> SHORT PROBLEM:
Skip all pictures, then copy the lines from the start of the data through the line with "import pandas as pd", keeping both ends.

[Data entries]
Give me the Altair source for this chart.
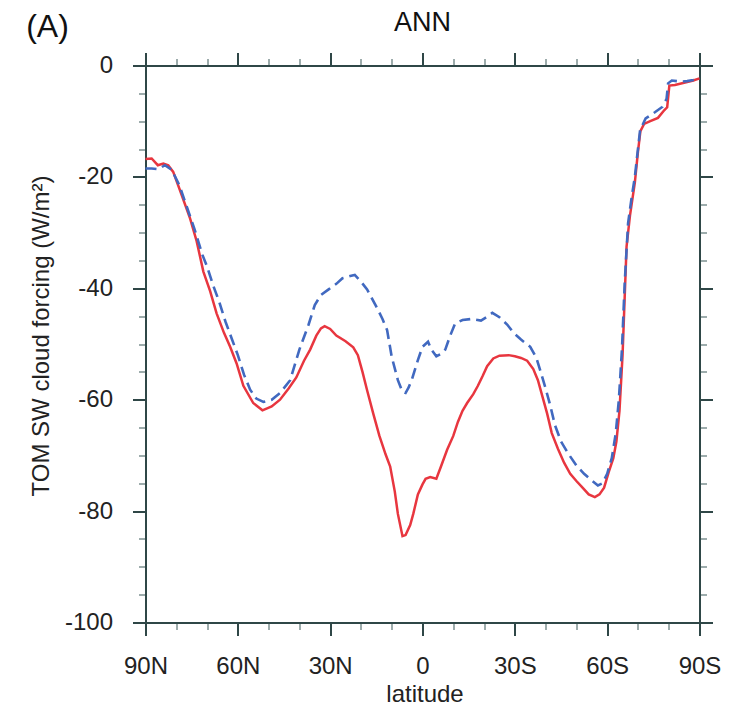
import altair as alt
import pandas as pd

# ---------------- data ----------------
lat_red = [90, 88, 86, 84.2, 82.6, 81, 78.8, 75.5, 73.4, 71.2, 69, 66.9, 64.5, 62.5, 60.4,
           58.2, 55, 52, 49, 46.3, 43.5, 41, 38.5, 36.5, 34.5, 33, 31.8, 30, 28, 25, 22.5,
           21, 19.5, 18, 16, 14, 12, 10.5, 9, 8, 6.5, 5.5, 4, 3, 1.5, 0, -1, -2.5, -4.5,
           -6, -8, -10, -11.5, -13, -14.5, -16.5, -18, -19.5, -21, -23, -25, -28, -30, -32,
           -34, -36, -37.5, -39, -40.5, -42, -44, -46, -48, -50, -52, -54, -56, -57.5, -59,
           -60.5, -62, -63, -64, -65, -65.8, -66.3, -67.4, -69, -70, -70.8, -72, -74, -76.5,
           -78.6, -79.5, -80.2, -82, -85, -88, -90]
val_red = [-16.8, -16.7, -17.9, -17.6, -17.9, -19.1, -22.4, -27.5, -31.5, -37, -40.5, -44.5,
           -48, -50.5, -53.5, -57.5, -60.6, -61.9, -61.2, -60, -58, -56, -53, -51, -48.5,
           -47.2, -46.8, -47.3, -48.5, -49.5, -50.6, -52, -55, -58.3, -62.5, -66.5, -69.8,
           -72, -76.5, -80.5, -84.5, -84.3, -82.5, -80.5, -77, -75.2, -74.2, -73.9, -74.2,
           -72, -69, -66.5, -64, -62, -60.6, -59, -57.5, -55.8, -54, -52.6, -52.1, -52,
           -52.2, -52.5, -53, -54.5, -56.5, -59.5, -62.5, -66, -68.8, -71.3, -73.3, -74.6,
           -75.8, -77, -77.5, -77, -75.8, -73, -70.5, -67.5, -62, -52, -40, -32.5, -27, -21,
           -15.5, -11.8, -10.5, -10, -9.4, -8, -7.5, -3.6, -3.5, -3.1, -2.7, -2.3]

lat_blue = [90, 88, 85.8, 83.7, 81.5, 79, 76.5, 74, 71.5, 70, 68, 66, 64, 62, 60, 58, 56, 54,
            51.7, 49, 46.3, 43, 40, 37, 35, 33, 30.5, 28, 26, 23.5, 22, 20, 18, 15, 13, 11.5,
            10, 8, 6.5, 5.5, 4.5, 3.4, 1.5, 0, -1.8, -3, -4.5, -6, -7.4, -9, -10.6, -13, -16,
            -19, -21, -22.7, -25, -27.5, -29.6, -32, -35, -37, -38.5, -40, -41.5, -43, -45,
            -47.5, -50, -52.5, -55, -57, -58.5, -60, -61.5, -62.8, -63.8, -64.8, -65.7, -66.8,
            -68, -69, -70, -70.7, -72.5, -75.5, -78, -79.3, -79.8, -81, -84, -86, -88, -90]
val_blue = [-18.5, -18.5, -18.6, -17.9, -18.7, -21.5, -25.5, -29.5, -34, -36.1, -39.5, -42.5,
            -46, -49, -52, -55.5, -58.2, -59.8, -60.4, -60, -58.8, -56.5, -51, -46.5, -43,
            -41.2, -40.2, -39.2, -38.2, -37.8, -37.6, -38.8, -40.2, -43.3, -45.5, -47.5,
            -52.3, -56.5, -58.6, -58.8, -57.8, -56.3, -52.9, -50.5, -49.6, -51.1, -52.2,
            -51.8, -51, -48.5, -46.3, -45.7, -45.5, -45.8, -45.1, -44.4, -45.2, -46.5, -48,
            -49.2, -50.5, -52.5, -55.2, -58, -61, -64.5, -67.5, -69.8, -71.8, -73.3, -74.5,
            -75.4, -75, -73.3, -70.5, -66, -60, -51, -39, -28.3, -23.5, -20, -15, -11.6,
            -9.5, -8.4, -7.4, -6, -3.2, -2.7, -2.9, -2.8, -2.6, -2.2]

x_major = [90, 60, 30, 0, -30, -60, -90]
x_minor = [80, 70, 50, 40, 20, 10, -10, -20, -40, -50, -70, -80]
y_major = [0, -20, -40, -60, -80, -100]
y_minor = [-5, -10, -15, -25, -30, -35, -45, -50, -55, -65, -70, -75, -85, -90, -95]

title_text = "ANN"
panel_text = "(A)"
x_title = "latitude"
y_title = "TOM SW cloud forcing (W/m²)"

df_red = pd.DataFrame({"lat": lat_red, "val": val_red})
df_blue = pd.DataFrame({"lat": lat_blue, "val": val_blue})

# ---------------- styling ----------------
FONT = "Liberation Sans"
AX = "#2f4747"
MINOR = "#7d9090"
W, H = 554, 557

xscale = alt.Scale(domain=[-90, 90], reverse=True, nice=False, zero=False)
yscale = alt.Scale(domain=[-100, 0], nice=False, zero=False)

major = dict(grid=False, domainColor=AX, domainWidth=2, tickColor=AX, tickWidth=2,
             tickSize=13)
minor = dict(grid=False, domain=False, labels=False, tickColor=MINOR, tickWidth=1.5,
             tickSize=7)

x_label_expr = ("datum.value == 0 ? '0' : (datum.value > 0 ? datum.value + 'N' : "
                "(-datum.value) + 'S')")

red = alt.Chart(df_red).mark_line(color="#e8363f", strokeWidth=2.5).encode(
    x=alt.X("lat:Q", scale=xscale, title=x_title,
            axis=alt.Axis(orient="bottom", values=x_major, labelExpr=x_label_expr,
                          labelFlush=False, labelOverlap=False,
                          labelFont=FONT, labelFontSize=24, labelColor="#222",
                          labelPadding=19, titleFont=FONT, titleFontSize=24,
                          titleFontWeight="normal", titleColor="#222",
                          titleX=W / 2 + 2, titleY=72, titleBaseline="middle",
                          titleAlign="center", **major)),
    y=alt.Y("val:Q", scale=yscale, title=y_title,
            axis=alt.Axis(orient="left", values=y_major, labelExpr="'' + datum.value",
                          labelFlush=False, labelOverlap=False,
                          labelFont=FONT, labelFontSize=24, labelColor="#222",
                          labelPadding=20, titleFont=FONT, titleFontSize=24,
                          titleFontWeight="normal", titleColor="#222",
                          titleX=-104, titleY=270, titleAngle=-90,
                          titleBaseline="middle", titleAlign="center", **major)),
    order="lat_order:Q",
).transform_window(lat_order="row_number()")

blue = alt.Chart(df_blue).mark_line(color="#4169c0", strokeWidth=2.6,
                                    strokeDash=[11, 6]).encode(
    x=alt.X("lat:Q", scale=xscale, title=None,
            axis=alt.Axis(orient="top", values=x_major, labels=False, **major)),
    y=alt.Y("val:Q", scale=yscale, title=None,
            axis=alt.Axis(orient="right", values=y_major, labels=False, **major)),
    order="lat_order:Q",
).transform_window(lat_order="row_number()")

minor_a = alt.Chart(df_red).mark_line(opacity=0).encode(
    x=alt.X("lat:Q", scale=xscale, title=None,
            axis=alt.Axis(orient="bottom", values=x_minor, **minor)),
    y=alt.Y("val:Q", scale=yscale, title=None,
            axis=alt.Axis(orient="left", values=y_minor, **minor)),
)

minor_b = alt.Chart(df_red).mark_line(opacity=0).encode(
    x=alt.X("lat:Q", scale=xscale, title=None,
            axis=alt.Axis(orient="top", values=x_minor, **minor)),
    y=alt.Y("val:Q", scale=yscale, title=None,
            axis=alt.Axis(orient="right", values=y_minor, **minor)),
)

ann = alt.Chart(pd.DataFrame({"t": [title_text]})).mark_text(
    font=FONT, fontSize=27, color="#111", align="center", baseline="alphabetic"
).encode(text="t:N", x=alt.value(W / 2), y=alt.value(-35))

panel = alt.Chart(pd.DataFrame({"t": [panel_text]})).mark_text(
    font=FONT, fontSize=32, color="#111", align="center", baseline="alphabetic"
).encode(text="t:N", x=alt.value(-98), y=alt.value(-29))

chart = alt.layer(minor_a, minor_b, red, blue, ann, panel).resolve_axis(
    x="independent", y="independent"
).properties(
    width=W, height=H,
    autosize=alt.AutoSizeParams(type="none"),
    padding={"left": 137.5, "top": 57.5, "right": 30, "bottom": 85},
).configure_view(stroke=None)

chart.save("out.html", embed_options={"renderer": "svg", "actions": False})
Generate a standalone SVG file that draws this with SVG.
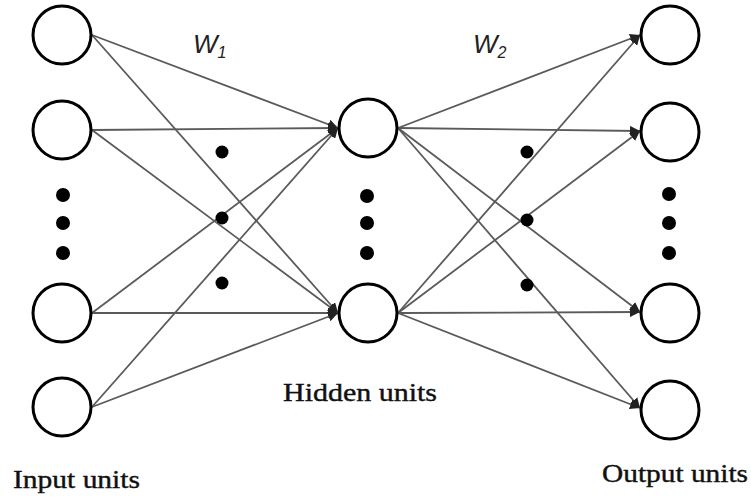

> EXERCISE RESULT:
Give me the Altair source for this chart.
import altair as alt
import pandas as pd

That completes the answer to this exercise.